There are a number of ways that telcos can gain information from their customers that can also serve the dual purpose of improving customer retention. For example, Ashford points to O2, a mobile operator in the UK, which allows customers to top up their PAYG accounts on O2’s website. While doing this, the customer is offered the chance to enter a prize draw, but in return they have to provide some information about themselves.
“That is what the telcos here should be doing, because then they will be able to build up that customer insight and intelligence, and that is where they are really going to gain strength,” he says.
“They have got a problem in that they are not capturing the data properly. But in addition to that they need to get some insight that is more than just data, such as lifestyle patterns so that they can build up that sort of consumer knowledge and insight. Entrepreneurs, brands, application developers, and publishers are all hungry for that sort of intelligence.”

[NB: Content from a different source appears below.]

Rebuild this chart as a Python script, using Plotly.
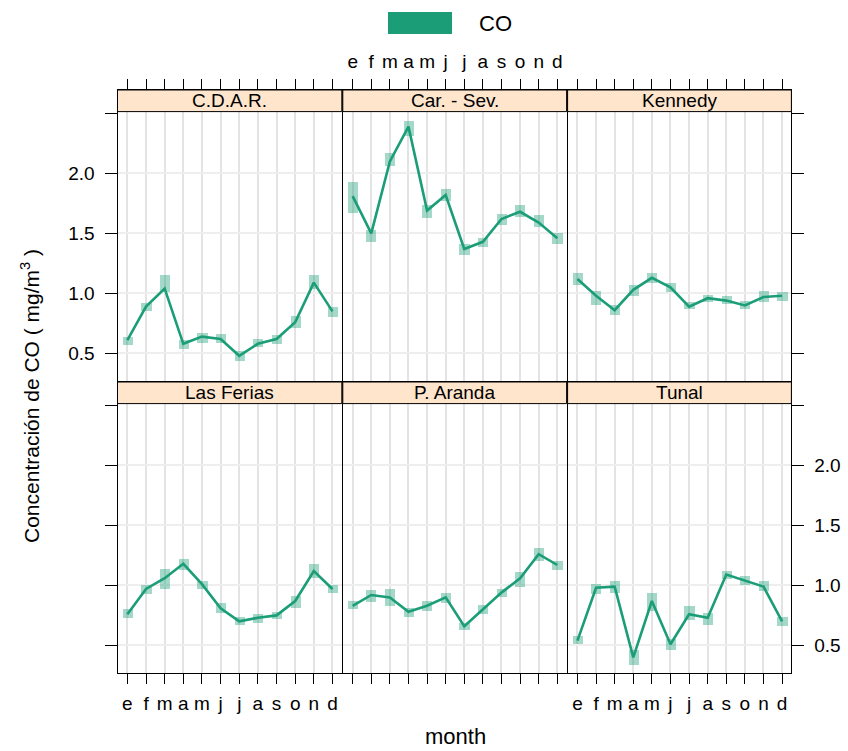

Another opportunity for telecom operators in the region to benefit from apps is via their billing platforms, and their existing billing relationship with their customers. Indeed, one of the big challenges in the MEA region is that smartphone users do not necessarily have credit cards, says Ashford.
“In this part of the world it is a massive problem and the solution is operator billing. As an example, Ashford says that the customer could visit an app store such as Nokia’s Ovi, select an app to purchase, and then have that charge placed on their phone bill. “This is a phenomenal opportunity.” Ashford says.
“Operators will get a slice of revenue from that, which is great because they will also be adding value.”